● **Problem statement**
Count how many lines contain the word "this". Respond with the number alone.
[begin Task input]
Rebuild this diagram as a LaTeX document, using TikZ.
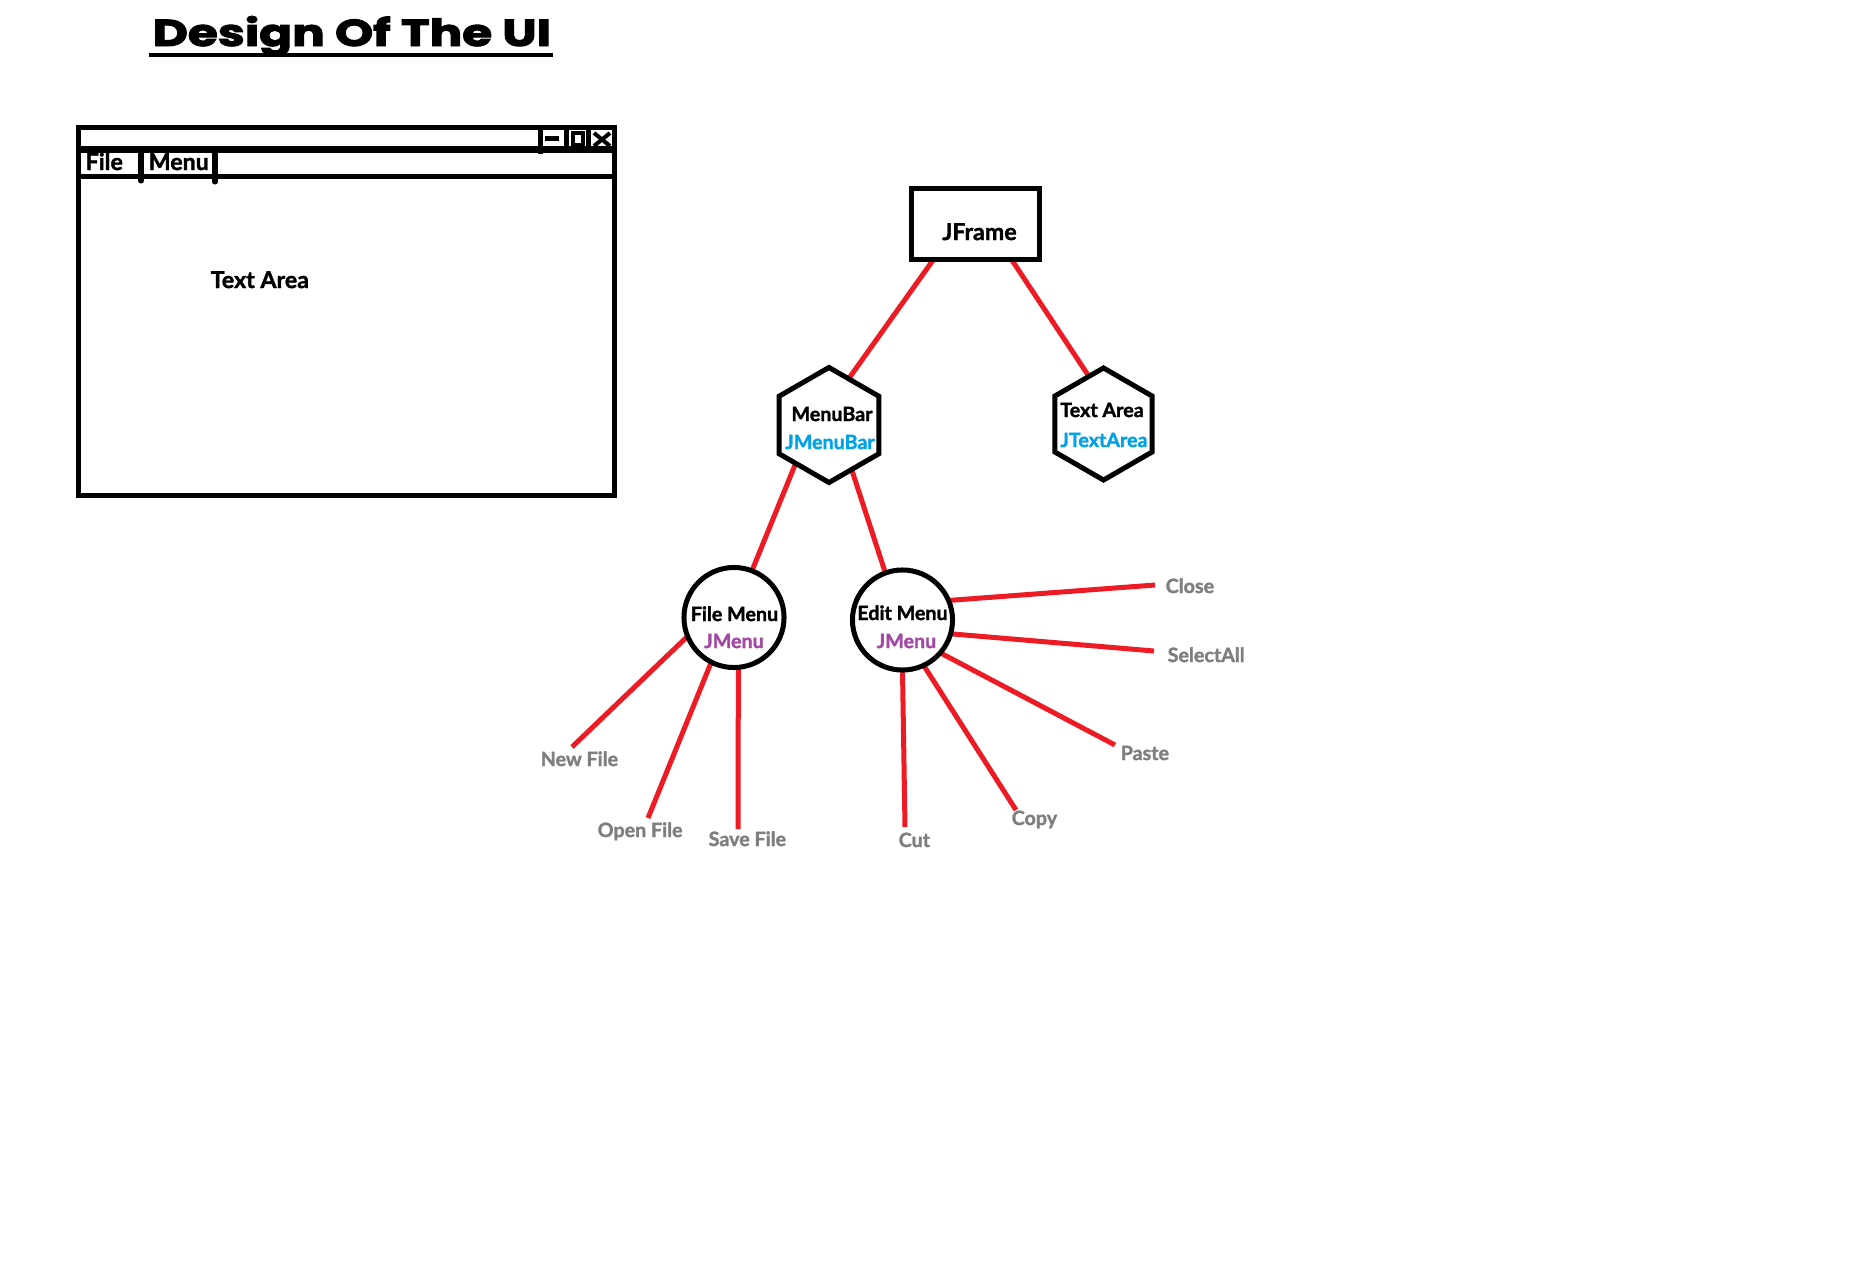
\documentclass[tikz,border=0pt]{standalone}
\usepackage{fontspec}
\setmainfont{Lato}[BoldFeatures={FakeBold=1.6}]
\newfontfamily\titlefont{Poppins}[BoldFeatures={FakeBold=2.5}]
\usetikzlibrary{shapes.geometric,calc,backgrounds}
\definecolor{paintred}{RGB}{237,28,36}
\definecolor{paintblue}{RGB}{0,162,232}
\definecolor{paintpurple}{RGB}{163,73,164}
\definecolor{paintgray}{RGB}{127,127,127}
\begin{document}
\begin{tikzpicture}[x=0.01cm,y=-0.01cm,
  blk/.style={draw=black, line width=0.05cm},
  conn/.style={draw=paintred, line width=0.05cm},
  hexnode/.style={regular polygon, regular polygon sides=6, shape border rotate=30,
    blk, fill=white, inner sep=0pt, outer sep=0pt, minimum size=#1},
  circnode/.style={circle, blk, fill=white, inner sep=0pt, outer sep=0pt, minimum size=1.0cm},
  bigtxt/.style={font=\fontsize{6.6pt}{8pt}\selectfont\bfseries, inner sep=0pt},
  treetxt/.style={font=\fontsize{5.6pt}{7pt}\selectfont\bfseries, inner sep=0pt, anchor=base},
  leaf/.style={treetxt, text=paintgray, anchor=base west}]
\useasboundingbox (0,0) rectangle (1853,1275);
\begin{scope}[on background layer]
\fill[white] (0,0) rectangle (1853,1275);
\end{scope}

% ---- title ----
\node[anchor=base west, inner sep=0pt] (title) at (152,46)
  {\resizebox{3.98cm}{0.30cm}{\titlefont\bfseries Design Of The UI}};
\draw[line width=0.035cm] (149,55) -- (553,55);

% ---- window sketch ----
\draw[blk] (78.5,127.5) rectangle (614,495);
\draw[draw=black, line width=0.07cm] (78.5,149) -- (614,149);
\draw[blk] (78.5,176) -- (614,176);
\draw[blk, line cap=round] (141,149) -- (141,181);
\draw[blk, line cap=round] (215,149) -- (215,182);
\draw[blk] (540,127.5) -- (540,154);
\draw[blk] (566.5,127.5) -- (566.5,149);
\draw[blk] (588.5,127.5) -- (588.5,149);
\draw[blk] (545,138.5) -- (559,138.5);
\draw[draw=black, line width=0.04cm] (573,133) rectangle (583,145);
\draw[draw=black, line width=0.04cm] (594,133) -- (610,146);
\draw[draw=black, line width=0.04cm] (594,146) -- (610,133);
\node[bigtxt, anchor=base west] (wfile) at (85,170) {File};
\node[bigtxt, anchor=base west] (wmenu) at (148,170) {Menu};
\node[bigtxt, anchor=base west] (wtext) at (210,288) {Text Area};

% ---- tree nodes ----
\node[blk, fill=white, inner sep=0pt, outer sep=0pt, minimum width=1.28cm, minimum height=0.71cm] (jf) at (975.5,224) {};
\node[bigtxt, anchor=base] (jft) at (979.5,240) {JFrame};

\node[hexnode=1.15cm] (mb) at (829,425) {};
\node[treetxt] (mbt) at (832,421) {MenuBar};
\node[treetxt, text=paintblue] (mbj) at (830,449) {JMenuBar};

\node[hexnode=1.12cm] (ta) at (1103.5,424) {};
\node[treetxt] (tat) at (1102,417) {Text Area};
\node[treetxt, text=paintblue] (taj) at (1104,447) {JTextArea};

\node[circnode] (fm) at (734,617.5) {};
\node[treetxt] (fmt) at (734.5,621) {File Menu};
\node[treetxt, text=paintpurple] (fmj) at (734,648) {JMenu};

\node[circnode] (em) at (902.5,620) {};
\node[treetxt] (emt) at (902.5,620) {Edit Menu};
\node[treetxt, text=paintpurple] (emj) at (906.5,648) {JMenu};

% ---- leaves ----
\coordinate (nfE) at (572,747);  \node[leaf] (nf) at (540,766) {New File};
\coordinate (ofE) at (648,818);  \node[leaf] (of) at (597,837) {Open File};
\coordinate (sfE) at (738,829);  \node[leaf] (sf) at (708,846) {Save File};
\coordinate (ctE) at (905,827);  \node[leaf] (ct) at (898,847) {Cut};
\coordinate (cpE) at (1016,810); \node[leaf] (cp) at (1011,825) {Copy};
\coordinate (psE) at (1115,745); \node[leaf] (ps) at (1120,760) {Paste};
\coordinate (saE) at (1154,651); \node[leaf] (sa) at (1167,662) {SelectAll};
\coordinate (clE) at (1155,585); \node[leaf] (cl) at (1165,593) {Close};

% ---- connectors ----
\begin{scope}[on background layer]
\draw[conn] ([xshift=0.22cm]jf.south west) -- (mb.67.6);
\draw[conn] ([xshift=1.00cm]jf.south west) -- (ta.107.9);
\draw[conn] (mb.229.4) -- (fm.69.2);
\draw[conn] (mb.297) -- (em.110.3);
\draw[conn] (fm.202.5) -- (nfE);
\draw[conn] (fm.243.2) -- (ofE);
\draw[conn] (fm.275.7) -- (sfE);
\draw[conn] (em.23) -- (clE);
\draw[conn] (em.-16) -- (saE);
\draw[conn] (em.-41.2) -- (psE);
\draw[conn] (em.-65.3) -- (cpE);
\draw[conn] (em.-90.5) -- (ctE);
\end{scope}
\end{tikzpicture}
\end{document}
[end Task input]
[begin Task input]
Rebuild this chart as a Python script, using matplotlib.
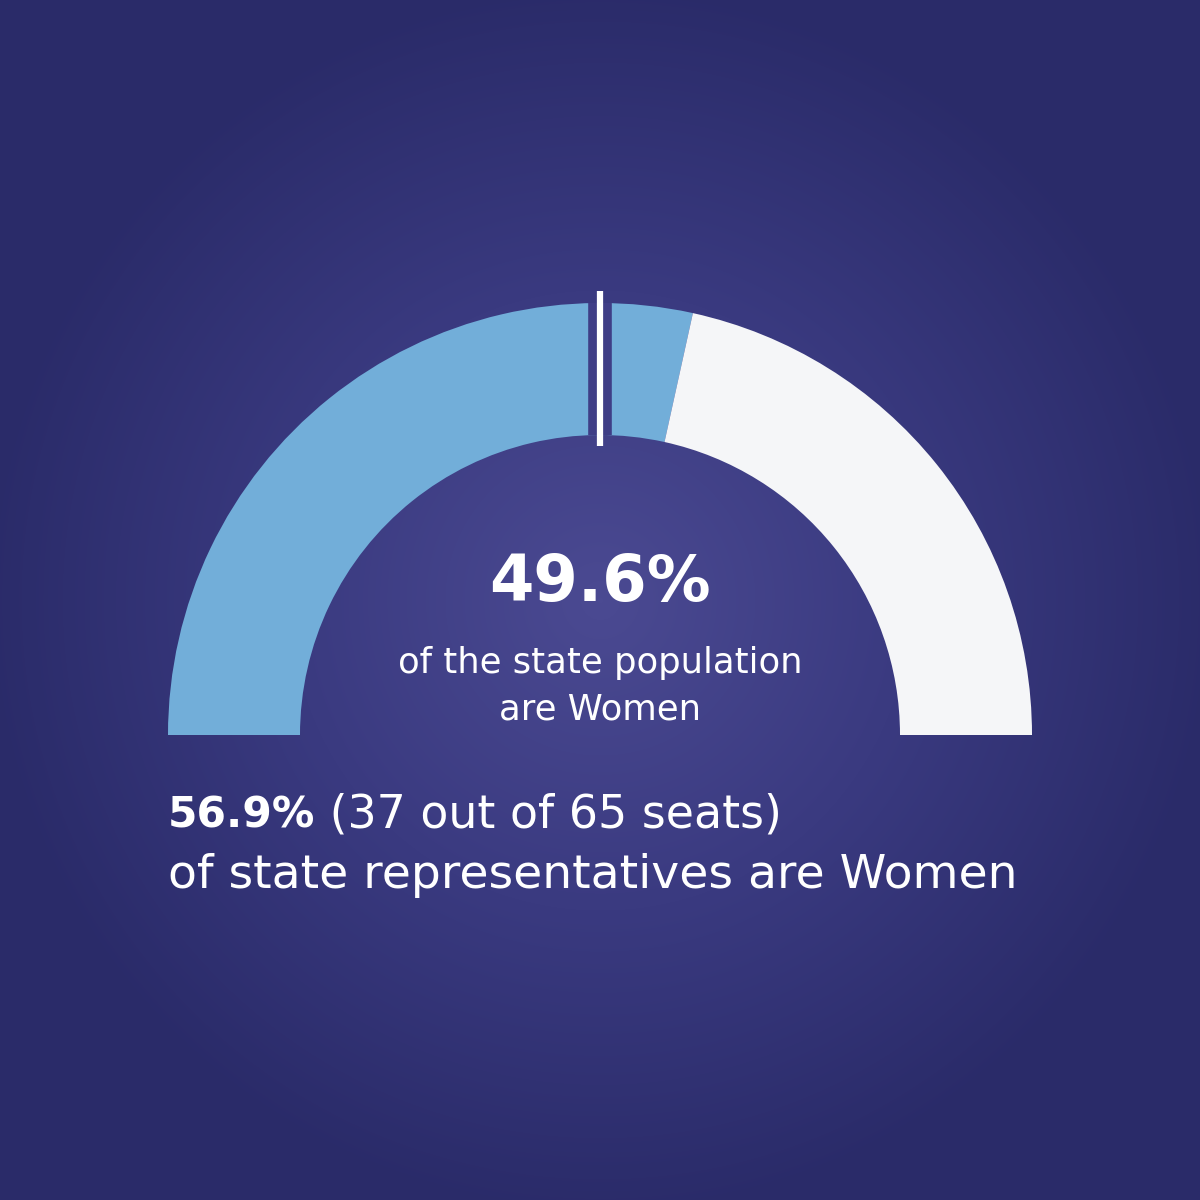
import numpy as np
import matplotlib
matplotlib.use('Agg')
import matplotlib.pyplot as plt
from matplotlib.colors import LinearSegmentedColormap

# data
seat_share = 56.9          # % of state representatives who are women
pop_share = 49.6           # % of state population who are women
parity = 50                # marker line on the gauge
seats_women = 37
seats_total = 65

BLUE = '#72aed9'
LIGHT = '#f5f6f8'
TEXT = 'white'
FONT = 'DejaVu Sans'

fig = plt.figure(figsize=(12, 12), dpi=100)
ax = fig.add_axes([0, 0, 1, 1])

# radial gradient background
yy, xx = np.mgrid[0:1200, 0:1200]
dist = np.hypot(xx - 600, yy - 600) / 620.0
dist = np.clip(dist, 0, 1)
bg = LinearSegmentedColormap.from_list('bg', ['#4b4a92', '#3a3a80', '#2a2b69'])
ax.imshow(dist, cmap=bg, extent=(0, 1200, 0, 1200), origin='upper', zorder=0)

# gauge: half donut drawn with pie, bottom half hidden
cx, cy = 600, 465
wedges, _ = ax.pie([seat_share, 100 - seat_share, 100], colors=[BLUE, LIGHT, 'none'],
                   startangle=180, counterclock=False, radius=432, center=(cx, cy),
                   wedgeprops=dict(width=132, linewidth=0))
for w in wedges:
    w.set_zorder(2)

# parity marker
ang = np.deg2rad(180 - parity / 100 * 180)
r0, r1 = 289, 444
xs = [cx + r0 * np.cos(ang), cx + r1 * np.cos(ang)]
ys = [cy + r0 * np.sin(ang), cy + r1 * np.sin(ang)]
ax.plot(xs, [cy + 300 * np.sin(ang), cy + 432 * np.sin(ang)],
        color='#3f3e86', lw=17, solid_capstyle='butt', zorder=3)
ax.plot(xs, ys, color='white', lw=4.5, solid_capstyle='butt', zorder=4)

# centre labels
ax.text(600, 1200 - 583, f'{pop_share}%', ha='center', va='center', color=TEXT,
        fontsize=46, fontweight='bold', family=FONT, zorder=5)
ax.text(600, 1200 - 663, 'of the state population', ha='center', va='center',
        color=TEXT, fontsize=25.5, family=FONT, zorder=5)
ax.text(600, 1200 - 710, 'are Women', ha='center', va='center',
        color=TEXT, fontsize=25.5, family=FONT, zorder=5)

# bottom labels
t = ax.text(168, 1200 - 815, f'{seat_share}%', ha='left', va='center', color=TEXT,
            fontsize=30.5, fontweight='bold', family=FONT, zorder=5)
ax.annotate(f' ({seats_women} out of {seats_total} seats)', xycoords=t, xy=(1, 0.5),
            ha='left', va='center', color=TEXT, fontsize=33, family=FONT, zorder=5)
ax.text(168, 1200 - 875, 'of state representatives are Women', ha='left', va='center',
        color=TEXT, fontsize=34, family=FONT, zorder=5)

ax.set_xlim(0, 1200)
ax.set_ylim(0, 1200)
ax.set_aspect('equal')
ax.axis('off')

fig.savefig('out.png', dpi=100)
[end Task input]
[begin Task input]
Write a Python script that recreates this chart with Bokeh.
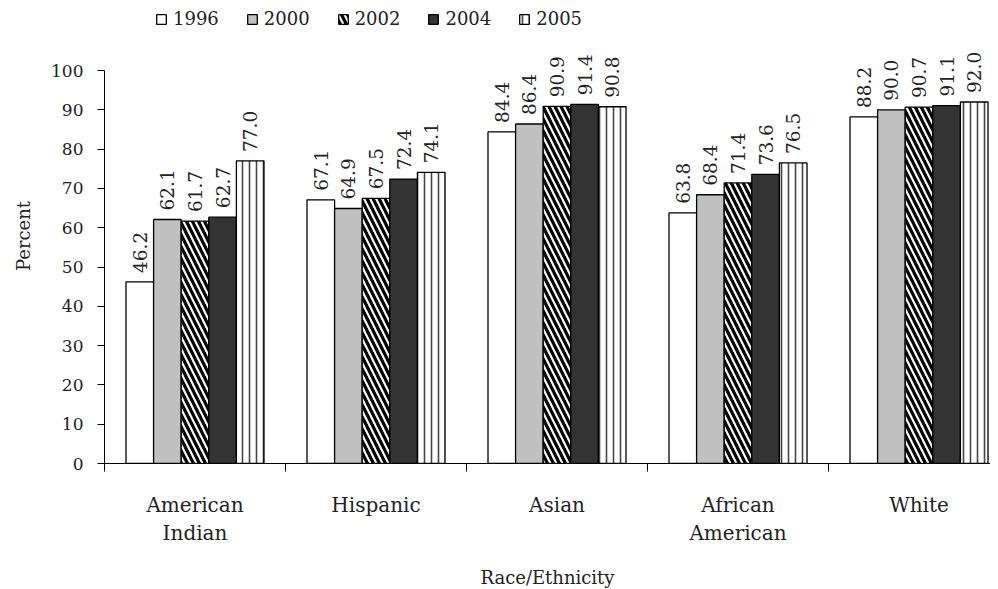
[end Task input]
● **Expected answer**
3